#### Work to be completed
Give every line again exactly as it appears, please, but not the pictures.

#### Data
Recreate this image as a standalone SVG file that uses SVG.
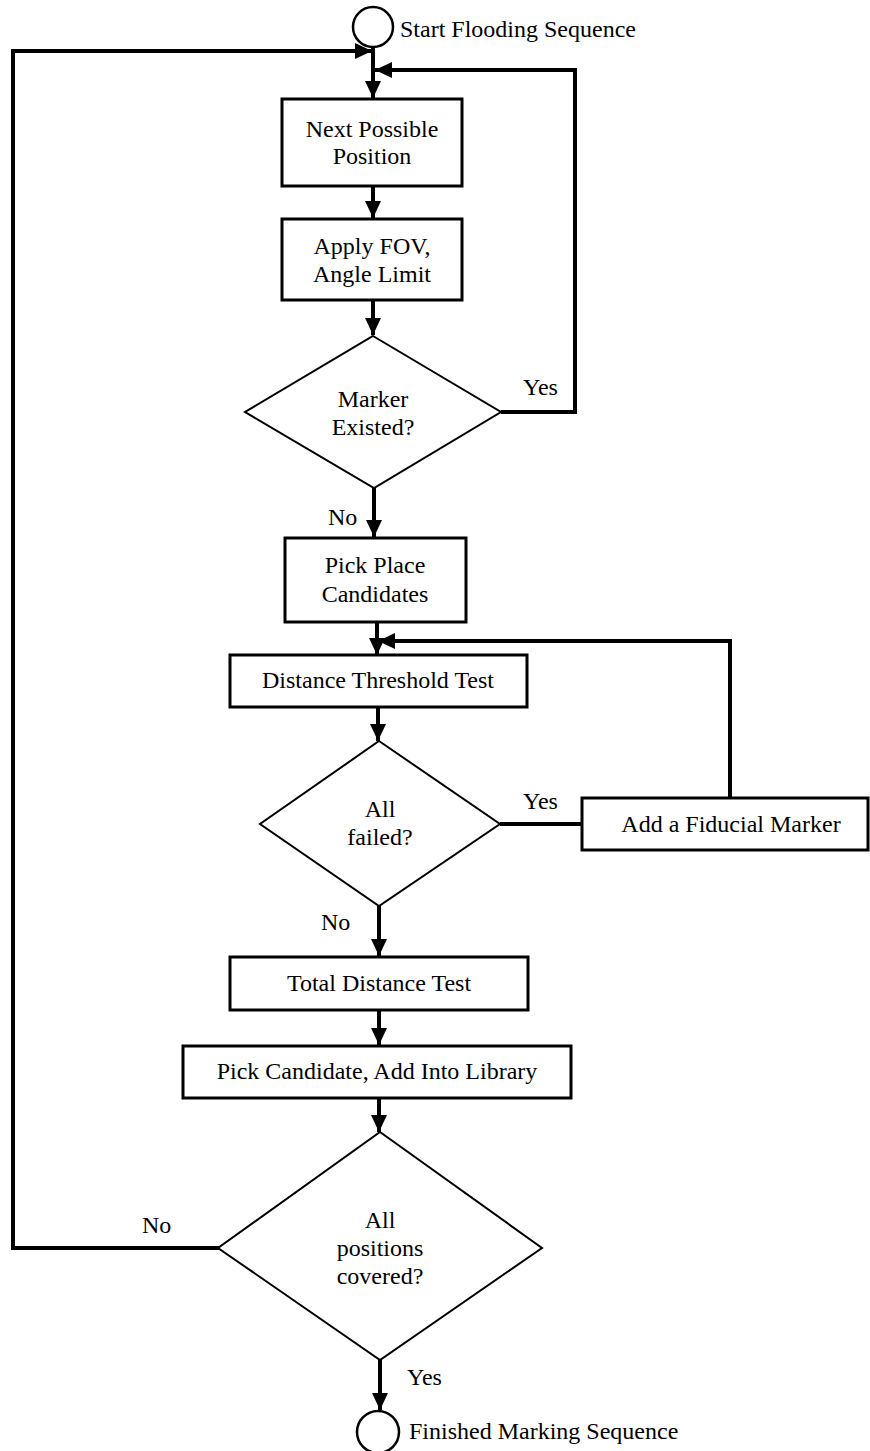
<svg xmlns="http://www.w3.org/2000/svg" width="870" height="1451" viewBox="0 0 870 1451">
<style>
  .box{fill:#fff;stroke:#000;stroke-width:3}
  .dia{fill:#fff;stroke:#000;stroke-width:2}
  .term{fill:#fff;stroke:#000;stroke-width:2.5}
  .conn{fill:none;stroke:#000;stroke-width:4;stroke-linejoin:miter}
  .arr{marker-end:url(#ah)}
  text{font-family:"Liberation Serif","Times New Roman",serif;font-size:24px;fill:#000}
  .c{text-anchor:middle}
</style>
<defs>
  <marker id="ah" markerUnits="userSpaceOnUse" markerWidth="18" markerHeight="16" refX="17" refY="8" orient="auto">
    <path d="M0,0 L17,8 L0,16 Z" fill="#000"/>
  </marker>
</defs>
<g id="connectors">
  <path class="conn arr" d="M373,47 L373,98"/>
  <path class="conn arr" d="M220,1248 L13,1248 L13,51 L372,51"/>
  <path class="conn arr" d="M501,412 L575,412 L575,70 L375,70"/>
  <path class="conn arr" d="M373,186 L373,218"/>
  <path class="conn arr" d="M373,300 L373,335"/>
  <path class="conn arr" d="M374,488 L374,537"/>
  <path class="conn arr" d="M377,622 L377,655"/>
  <path class="conn arr" d="M730,798 L730,641 L378,641"/>
  <path class="conn arr" d="M378,707 L378,741"/>
  <path class="conn" d="M500,824 L582,824"/>
  <path class="conn arr" d="M379,906 L379,956"/>
  <path class="conn arr" d="M379,1010 L379,1045"/>
  <path class="conn arr" d="M379,1098 L379,1132"/>
  <path class="conn arr" d="M380,1360 L380,1410"/>
  <text x="523" y="395">Yes</text>
  <text x="328" y="525">No</text>
  <text x="523" y="809">Yes</text>
  <text x="321" y="930">No</text>
  <text x="142" y="1233">No</text>
  <text x="407" y="1385">Yes</text>
</g>
<g id="start">
  <circle class="term" cx="373" cy="27" r="20"/>
  <text x="400" y="37">Start Flooding Sequence</text>
</g>
<g id="next-position">
  <rect class="box" x="282" y="99" width="180" height="87"/>
  <text class="c" x="372" y="137">Next Possible</text>
  <text class="c" x="372" y="164">Position</text>
</g>
<g id="apply-fov">
  <rect class="box" x="282" y="219" width="180" height="81"/>
  <text class="c" x="372" y="254">Apply FOV,</text>
  <text class="c" x="372" y="282">Angle Limit</text>
</g>
<g id="marker-existed">
  <polygon class="dia" points="373,336 501,412 374,488 245,412"/>
  <text class="c" x="373" y="407">Marker</text>
  <text class="c" x="373" y="435">Existed?</text>
</g>
<g id="pick-place">
  <rect class="box" x="285" y="538" width="181" height="84"/>
  <text class="c" x="375" y="573">Pick Place</text>
  <text class="c" x="375" y="602">Candidates</text>
</g>
<g id="distance-threshold">
  <rect class="box" x="230" y="655" width="297" height="52"/>
  <text class="c" x="378" y="688">Distance Threshold Test</text>
</g>
<g id="all-failed">
  <polygon class="dia" points="379,741 500,824 379,906 260,824"/>
  <text class="c" x="380" y="817">All</text>
  <text class="c" x="380" y="845">failed?</text>
</g>
<g id="add-fiducial">
  <rect class="box" x="582" y="798" width="286" height="52"/>
  <text class="c" x="731" y="832">Add a Fiducial Marker</text>
</g>
<g id="total-distance">
  <rect class="box" x="230" y="957" width="298" height="53"/>
  <text class="c" x="379" y="991">Total Distance Test</text>
</g>
<g id="pick-candidate">
  <rect class="box" x="183" y="1046" width="388" height="52"/>
  <text class="c" x="377" y="1079">Pick Candidate, Add Into Library</text>
</g>
<g id="all-covered">
  <polygon class="dia" points="380,1132 542,1248 380,1360 218,1248"/>
  <text class="c" x="380" y="1228">All</text>
  <text class="c" x="380" y="1256">positions</text>
  <text class="c" x="380" y="1284">covered?</text>
</g>
<g id="finish">
  <circle class="term" cx="378" cy="1432" r="21"/>
  <text x="409" y="1439">Finished Marking Sequence</text>
</g>
</svg>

#### Correct response
Recreate this image as a standalone SVG file that uses SVG.
<svg xmlns="http://www.w3.org/2000/svg" width="870" height="1451" viewBox="0 0 870 1451">
<style>
  .box{fill:#fff;stroke:#000;stroke-width:3}
  .dia{fill:#fff;stroke:#000;stroke-width:2}
  .term{fill:#fff;stroke:#000;stroke-width:2.5}
  .conn{fill:none;stroke:#000;stroke-width:4;stroke-linejoin:miter}
  .arr{marker-end:url(#ah)}
  text{font-family:"Liberation Serif","Times New Roman",serif;font-size:24px;fill:#000}
  .c{text-anchor:middle}
</style>
<defs>
  <marker id="ah" markerUnits="userSpaceOnUse" markerWidth="18" markerHeight="16" refX="17" refY="8" orient="auto">
    <path d="M0,0 L17,8 L0,16 Z" fill="#000"/>
  </marker>
</defs>
<g id="connectors">
  <path class="conn arr" d="M373,47 L373,98"/>
  <path class="conn arr" d="M220,1248 L13,1248 L13,51 L372,51"/>
  <path class="conn arr" d="M501,412 L575,412 L575,70 L375,70"/>
  <path class="conn arr" d="M373,186 L373,218"/>
  <path class="conn arr" d="M373,300 L373,335"/>
  <path class="conn arr" d="M374,488 L374,537"/>
  <path class="conn arr" d="M377,622 L377,655"/>
  <path class="conn arr" d="M730,798 L730,641 L378,641"/>
  <path class="conn arr" d="M378,707 L378,741"/>
  <path class="conn" d="M500,824 L582,824"/>
  <path class="conn arr" d="M379,906 L379,956"/>
  <path class="conn arr" d="M379,1010 L379,1045"/>
  <path class="conn arr" d="M379,1098 L379,1132"/>
  <path class="conn arr" d="M380,1360 L380,1410"/>
  <text x="523" y="395">Yes</text>
  <text x="328" y="525">No</text>
  <text x="523" y="809">Yes</text>
  <text x="321" y="930">No</text>
  <text x="142" y="1233">No</text>
  <text x="407" y="1385">Yes</text>
</g>
<g id="start">
  <circle class="term" cx="373" cy="27" r="20"/>
  <text x="400" y="37">Start Flooding Sequence</text>
</g>
<g id="next-position">
  <rect class="box" x="282" y="99" width="180" height="87"/>
  <text class="c" x="372" y="137">Next Possible</text>
  <text class="c" x="372" y="164">Position</text>
</g>
<g id="apply-fov">
  <rect class="box" x="282" y="219" width="180" height="81"/>
  <text class="c" x="372" y="254">Apply FOV,</text>
  <text class="c" x="372" y="282">Angle Limit</text>
</g>
<g id="marker-existed">
  <polygon class="dia" points="373,336 501,412 374,488 245,412"/>
  <text class="c" x="373" y="407">Marker</text>
  <text class="c" x="373" y="435">Existed?</text>
</g>
<g id="pick-place">
  <rect class="box" x="285" y="538" width="181" height="84"/>
  <text class="c" x="375" y="573">Pick Place</text>
  <text class="c" x="375" y="602">Candidates</text>
</g>
<g id="distance-threshold">
  <rect class="box" x="230" y="655" width="297" height="52"/>
  <text class="c" x="378" y="688">Distance Threshold Test</text>
</g>
<g id="all-failed">
  <polygon class="dia" points="379,741 500,824 379,906 260,824"/>
  <text class="c" x="380" y="817">All</text>
  <text class="c" x="380" y="845">failed?</text>
</g>
<g id="add-fiducial">
  <rect class="box" x="582" y="798" width="286" height="52"/>
  <text class="c" x="731" y="832">Add a Fiducial Marker</text>
</g>
<g id="total-distance">
  <rect class="box" x="230" y="957" width="298" height="53"/>
  <text class="c" x="379" y="991">Total Distance Test</text>
</g>
<g id="pick-candidate">
  <rect class="box" x="183" y="1046" width="388" height="52"/>
  <text class="c" x="377" y="1079">Pick Candidate, Add Into Library</text>
</g>
<g id="all-covered">
  <polygon class="dia" points="380,1132 542,1248 380,1360 218,1248"/>
  <text class="c" x="380" y="1228">All</text>
  <text class="c" x="380" y="1256">positions</text>
  <text class="c" x="380" y="1284">covered?</text>
</g>
<g id="finish">
  <circle class="term" cx="378" cy="1432" r="21"/>
  <text x="409" y="1439">Finished Marking Sequence</text>
</g>
</svg>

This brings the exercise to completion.